* start *

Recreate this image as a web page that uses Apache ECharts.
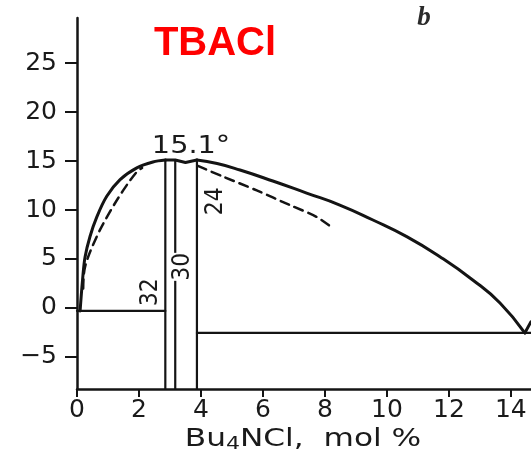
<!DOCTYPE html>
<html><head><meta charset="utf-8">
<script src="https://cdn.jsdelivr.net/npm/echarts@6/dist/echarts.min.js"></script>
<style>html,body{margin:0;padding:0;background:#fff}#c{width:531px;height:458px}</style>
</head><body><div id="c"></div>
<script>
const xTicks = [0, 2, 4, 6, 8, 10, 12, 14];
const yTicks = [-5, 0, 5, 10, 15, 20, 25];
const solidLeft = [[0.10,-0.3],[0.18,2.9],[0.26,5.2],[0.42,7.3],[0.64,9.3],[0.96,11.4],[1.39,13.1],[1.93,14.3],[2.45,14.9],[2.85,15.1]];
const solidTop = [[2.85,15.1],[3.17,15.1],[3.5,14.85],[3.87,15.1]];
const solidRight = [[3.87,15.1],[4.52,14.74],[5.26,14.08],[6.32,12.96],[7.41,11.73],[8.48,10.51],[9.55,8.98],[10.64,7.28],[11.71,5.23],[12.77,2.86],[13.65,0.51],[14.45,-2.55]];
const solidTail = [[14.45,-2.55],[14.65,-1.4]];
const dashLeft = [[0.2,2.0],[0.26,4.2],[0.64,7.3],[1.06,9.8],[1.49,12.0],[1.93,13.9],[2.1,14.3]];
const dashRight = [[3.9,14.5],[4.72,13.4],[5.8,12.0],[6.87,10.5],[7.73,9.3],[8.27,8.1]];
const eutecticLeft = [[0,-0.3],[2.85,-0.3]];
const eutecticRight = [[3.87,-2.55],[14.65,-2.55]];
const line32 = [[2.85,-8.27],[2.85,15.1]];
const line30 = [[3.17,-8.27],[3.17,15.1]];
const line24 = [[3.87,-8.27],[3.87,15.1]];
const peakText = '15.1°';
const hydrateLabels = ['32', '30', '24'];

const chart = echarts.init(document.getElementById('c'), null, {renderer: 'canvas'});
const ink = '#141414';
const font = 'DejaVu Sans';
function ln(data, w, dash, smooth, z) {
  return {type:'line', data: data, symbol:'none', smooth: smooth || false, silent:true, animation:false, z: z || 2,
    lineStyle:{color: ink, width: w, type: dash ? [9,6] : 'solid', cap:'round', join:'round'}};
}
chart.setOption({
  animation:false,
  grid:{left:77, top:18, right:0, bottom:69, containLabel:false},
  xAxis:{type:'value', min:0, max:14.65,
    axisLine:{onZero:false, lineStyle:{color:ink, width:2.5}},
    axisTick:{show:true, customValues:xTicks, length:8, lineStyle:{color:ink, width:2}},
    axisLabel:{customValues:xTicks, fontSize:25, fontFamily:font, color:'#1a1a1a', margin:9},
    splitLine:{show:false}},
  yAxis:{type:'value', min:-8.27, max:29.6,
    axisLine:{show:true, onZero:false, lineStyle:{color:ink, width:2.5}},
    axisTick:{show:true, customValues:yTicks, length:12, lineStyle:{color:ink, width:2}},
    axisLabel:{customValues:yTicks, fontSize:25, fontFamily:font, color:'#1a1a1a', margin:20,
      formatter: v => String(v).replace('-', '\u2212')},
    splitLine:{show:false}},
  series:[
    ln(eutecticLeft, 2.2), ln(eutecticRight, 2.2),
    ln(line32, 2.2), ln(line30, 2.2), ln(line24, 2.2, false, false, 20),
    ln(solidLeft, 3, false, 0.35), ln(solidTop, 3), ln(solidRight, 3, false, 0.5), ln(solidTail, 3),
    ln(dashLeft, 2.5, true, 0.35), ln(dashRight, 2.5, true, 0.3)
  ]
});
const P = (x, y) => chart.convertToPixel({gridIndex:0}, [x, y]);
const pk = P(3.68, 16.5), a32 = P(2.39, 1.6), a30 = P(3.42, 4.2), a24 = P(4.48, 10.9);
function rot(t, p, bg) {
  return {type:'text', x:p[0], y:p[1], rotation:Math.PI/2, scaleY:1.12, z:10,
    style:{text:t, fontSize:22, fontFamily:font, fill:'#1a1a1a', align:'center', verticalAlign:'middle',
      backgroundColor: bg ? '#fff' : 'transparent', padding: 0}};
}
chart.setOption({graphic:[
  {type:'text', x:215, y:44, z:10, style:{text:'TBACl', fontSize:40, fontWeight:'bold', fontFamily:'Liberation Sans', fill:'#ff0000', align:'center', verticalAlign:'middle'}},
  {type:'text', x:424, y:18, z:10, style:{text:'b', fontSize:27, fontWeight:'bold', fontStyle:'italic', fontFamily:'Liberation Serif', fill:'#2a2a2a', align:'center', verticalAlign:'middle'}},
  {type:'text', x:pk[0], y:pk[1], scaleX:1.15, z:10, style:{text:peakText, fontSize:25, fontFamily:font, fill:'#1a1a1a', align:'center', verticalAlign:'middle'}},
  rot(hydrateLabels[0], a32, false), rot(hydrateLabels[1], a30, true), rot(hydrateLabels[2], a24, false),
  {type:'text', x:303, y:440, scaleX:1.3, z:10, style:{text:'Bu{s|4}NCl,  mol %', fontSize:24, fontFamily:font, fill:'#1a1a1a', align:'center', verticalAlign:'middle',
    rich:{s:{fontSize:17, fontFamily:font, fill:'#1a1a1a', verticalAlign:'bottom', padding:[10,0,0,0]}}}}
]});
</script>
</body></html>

* end *

DO THIS:
Repeat only what lies between the start of the data and the end of the line containing "const hydrateLabels = ['32', '30', '24'];", exactly, with pictures left out.

RESPONSE:
Recreate this image as a web page that uses Apache ECharts.
<!DOCTYPE html>
<html><head><meta charset="utf-8">
<script src="https://cdn.jsdelivr.net/npm/echarts@6/dist/echarts.min.js"></script>
<style>html,body{margin:0;padding:0;background:#fff}#c{width:531px;height:458px}</style>
</head><body><div id="c"></div>
<script>
const xTicks = [0, 2, 4, 6, 8, 10, 12, 14];
const yTicks = [-5, 0, 5, 10, 15, 20, 25];
const solidLeft = [[0.10,-0.3],[0.18,2.9],[0.26,5.2],[0.42,7.3],[0.64,9.3],[0.96,11.4],[1.39,13.1],[1.93,14.3],[2.45,14.9],[2.85,15.1]];
const solidTop = [[2.85,15.1],[3.17,15.1],[3.5,14.85],[3.87,15.1]];
const solidRight = [[3.87,15.1],[4.52,14.74],[5.26,14.08],[6.32,12.96],[7.41,11.73],[8.48,10.51],[9.55,8.98],[10.64,7.28],[11.71,5.23],[12.77,2.86],[13.65,0.51],[14.45,-2.55]];
const solidTail = [[14.45,-2.55],[14.65,-1.4]];
const dashLeft = [[0.2,2.0],[0.26,4.2],[0.64,7.3],[1.06,9.8],[1.49,12.0],[1.93,13.9],[2.1,14.3]];
const dashRight = [[3.9,14.5],[4.72,13.4],[5.8,12.0],[6.87,10.5],[7.73,9.3],[8.27,8.1]];
const eutecticLeft = [[0,-0.3],[2.85,-0.3]];
const eutecticRight = [[3.87,-2.55],[14.65,-2.55]];
const line32 = [[2.85,-8.27],[2.85,15.1]];
const line30 = [[3.17,-8.27],[3.17,15.1]];
const line24 = [[3.87,-8.27],[3.87,15.1]];
const peakText = '15.1°';
const hydrateLabels = ['32', '30', '24'];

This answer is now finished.